One-A-Day Gift Guide: All Music, Ever

Netflix is a terrible gift. But you can't go wrong with a music subscription.



You've perhaps thought about giving somebody a subscription to Netflix or Hulu for the holidays. That is incorrect. What you're buying them is a gnawing anxiety about the sorry state of their queue — the Kurosawa films and documentaries left unwatched as they tear into episode after episode of The Real Housewives of Wherever — or a steady constant ache that there's never anything to watch because the selection is so limited.


A music subscription, however, is a golden ticket: Unlimited access to basically the entirety of modern recorded music, since the catalogs of Spotify and Rdio contain literally millions of tracks. And everybody listens to music. Even horrible people. Maybe you're a junkie that incessantly craves new music, twitchily moving from one band you've never heard of to the next. Or maybe you just listen to the same dusty tracks over and over again. It doesn't matter; Spotify and Rdio subscriptions work perfectly in either situation.


Also, can you watch Netflix while you run? Or work? Or drive? Or have sex? Or ride the subway? Maybe, but then what you really want for Christmas is to incur serious injury or death and I feel real bad for you. You can listen to music, however, almost everywhere in basically any situation. I am doing it right now. It's pretty great, even if this song isn't.


For people who don't already have a bunch of friends using a music service and would simply want access to music, Spotify's the better choice.

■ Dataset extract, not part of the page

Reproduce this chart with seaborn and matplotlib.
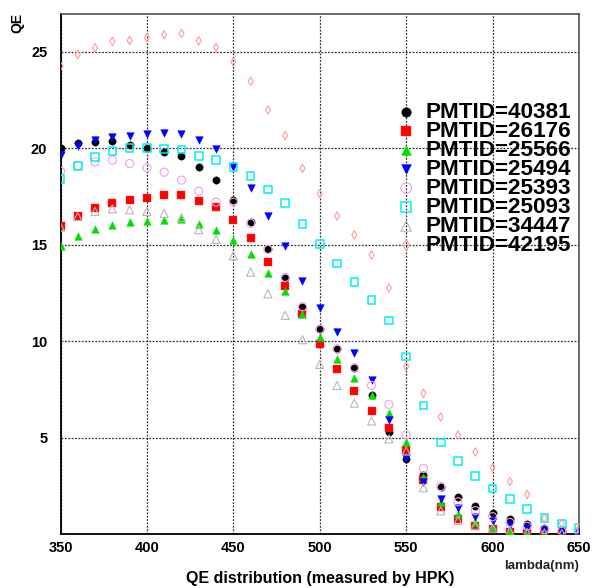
import matplotlib
matplotlib.use("Agg")
import matplotlib.pyplot as plt
import seaborn as sns
import pandas as pd

# ---------------- data ----------------
wavelength = list(range(350, 651, 10))

qe_40381 = [20.0, 20.29, 20.33, 20.35, 20.15, 19.98, 19.82, 19.6, 19.03, 18.34, 17.31,
            16.18, 14.77, 13.29, 11.75, 10.6, 9.57, 8.59, 7.2, 5.3, 3.89,
            3.06, 2.42, 1.92, 1.45, 1.07, 0.77, 0.5, 0.3, 0.18, 0.1]
qe_26176 = [15.96, 16.48, 16.87, 17.18, 17.3, 17.39, 17.58, 17.57, 17.27, 16.96, 16.27,
            15.36, 14.11, 12.87, 11.38, 9.84, 8.54, 7.43, 6.4, 5.5, 4.35,
            2.8, 1.42, 0.8, 0.42, 0.24, 0.12, 0.06, 0.03, 0.02, 0.01]
qe_25566 = [14.93, 15.42, 15.79, 16.04, 16.17, 16.24, 16.27, 16.3, 16.05, 15.75, 15.23,
            14.49, 13.54, 12.61, 11.38, 10.2, 9.05, 8.07, 7.18, 6.25, 4.78,
            2.95, 1.65, 1.05, 0.62, 0.38, 0.15, 0.06, 0.03, 0.02, 0.01]
qe_25494 = [19.62, 20.1, 20.4, 20.59, 20.65, 20.71, 20.79, 20.75, 20.4, 19.94, 19.03,
            17.92, 16.48, 14.93, 13.12, 11.7, 10.45, 9.36, 7.99, 5.93, 3.95,
            2.71, 1.83, 1.33, 0.9, 0.65, 0.45, 0.3, 0.2, 0.14, 0.1]
qe_25393 = [18.8, 19.1, 19.28, 19.38, 19.2, 18.98, 18.75, 18.34, 17.77, 17.2, 17.2,
            16.1, 14.75, 13.3, 11.78, 10.62, 9.6, 8.62, 7.7, 6.72, 5.13,
            3.4, 2.46, 1.67, 1.21, 0.9, 0.6, 0.4, 0.25, 0.15, 0.1]
qe_25093 = [18.39, 19.08, 19.55, 19.86, 19.99, 19.99, 19.95, 19.92, 19.6, 19.37, 19.03,
            18.56, 17.85, 17.16, 16.07, 15.03, 14.02, 13.06, 12.14, 11.07, 9.19,
            6.65, 4.75, 3.79, 3.0, 2.35, 1.8, 1.28, 0.83, 0.55, 0.32]
qe_34447 = [15.9, 16.45, 16.72, 16.85, 16.8, 16.72, 16.62, 16.4, 15.77, 15.27, 14.42,
            13.57, 12.45, 11.33, 10.07, 8.79, 7.7, 6.78, 5.86, 4.93, 4.3,
            2.4, 1.2, 0.7, 0.45, 0.3, 0.15, 0.08, 0.05, 0.03, 0.02]
qe_42195 = [24.25, 24.85, 25.2, 25.53, 25.58, 25.73, 25.87, 25.94, 25.56, 25.22, 24.46,
            23.47, 21.97, 20.66, 18.95, 17.65, 16.48, 15.5, 14.46, 12.75, 8.67,
            7.29, 6.06, 5.13, 4.25, 3.45, 2.72, 2.05, 0.82, 0.55, 0.3]

labels = ["PMTID=40381", "PMTID=26176", "PMTID=25566", "PMTID=25494",
          "PMTID=25393", "PMTID=25093", "PMTID=34447", "PMTID=42195"]
values = [qe_40381, qe_26176, qe_25566, qe_25494, qe_25393, qe_25093, qe_34447, qe_42195]

x_ticks = [350, 400, 450, 500, 550, 600, 650]
y_ticks = [5, 10, 15, 20, 25]

# ---------------- styles ----------------
styles = [
    dict(marker="o", s=28, color="black", facecolor="black", edgecolor="black", linewidth=0.3),
    dict(marker="s", s=26, color="red", facecolor="red", edgecolor="#ff3333", linewidth=0.3),
    dict(marker="^", s=30, color="#00e000", facecolor="#00e000", edgecolor="#00e000", linewidth=0.3),
    dict(marker="v", s=30, color="blue", facecolor="blue", edgecolor="blue", linewidth=0.3),
    dict(marker="o", s=34, color="#f0a0f0", facecolor="none", edgecolor="#f0a0f0", linewidth=0.8),
    dict(marker="s", s=30, color="#00ffff", facecolor="none", edgecolor="#00f0f0", linewidth=1.1),
    dict(marker="^", s=34, color="#b8b8b8", facecolor="none", edgecolor="#b8b8b8", linewidth=0.8),
    dict(marker="d", s=18, color="#ff9a9a", facecolor="none", edgecolor="#ff9a9a", linewidth=0.8),
]

sns.set_style("white")
plt.rcParams["font.family"] = ["Liberation Sans", "DejaVu Sans"]
plt.rcParams["font.weight"] = "bold"
plt.rcParams["text.color"] = "black"
plt.rcParams["axes.labelcolor"] = "black"
plt.rcParams["xtick.color"] = "black"
plt.rcParams["ytick.color"] = "black"

fig = plt.figure(figsize=(5.92, 5.88), dpi=100)
ax = fig.add_axes([60.5 / 592, 1 - 534 / 588, (579 - 60.5) / 592, (534 - 14) / 588])

for lab, vals, st in zip(labels, values, styles):
    df = pd.DataFrame({"wavelength": wavelength, "QE": vals})
    sns.scatterplot(data=df, x="wavelength", y="QE", ax=ax, label=lab, zorder=3, **st)

ax.set_xlim(350, 650)
ax.set_ylim(0, 26.95)
ax.set_xticks(x_ticks)
ax.set_yticks(y_ticks)
ax.set_xticks(list(range(350, 651, 10)), minor=True)
ax.set_yticks(list(range(0, 27, 1)), minor=True)
ax.tick_params(axis="both", which="major", direction="in", length=8, width=1.0,
               labelsize=10.5, colors="black")
ax.tick_params(axis="both", which="minor", direction="in", length=4.5, width=1.0,
               colors="black")
ax.tick_params(axis="y", which="major", pad=9.5)
ax.tick_params(axis="x", which="major", pad=5)
for lbl in ax.get_xticklabels() + ax.get_yticklabels():
    lbl.set_fontweight("bold")

ax.grid(True, which="major", color="#333333", linestyle=(0, (1.5, 1.2)), linewidth=0.9)
ax.set_axisbelow(True)
for side in ["left", "bottom"]:
    ax.spines[side].set_linewidth(1.3)
    ax.spines[side].set_color("black")
for side in ["right", "top"]:
    ax.spines[side].set_linewidth(1.1)
    ax.spines[side].set_color("#444444")

ax.set_xlabel("")
ax.set_ylabel("")

fig.text(17 / 592, 1 - 13 / 588, "QE", rotation=90, ha="center", va="top",
         fontsize=10, fontweight="bold", color="black")
fig.text(579 / 592, 1 - 566 / 588, "lambda(nm)", ha="right", va="center",
         fontsize=9.5, fontweight="bold", color="#222222")
fig.text(320 / 592, 1 - 579 / 588, "QE distribution (measured by HPK)", ha="center",
         va="center", fontsize=11.5, fontweight="bold", color="black")

leg = ax.legend(loc="upper left", bbox_to_anchor=(397.4 / 592, 1 - 102 / 588),
                bbox_transform=fig.transFigure, frameon=False,
                prop={"family": ["Liberation Sans"], "weight": "bold", "size": 16.2},
                handlelength=0.78, handletextpad=0.48, labelspacing=-0.09,
                borderpad=0, borderaxespad=0, scatterpoints=1, markerscale=1.3,
                labelcolor="black")

fig.savefig("out.png", dpi=100)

It's got the most exhaustive catalog, and upcoming features, like new ways to discover music, look pretty solid to boot. (Even if its app is unnecessarily ugly.) It's got one month, three month, six month, and one year options for gift subscriptions, all running $10 a month. Rdio has a better app and a much stronger social component, but the catalog is slightly smaller. It's similar priced, at $10 a month.


Look at this way: Perhaps what you're really giving the recipient isn't a tacky electronic gift card, but the gift of freedom, since it means he or she won't have to illegally download music and get sued for $600,000,000,000,000,000,000. Per track. I know I really hate it when that happens.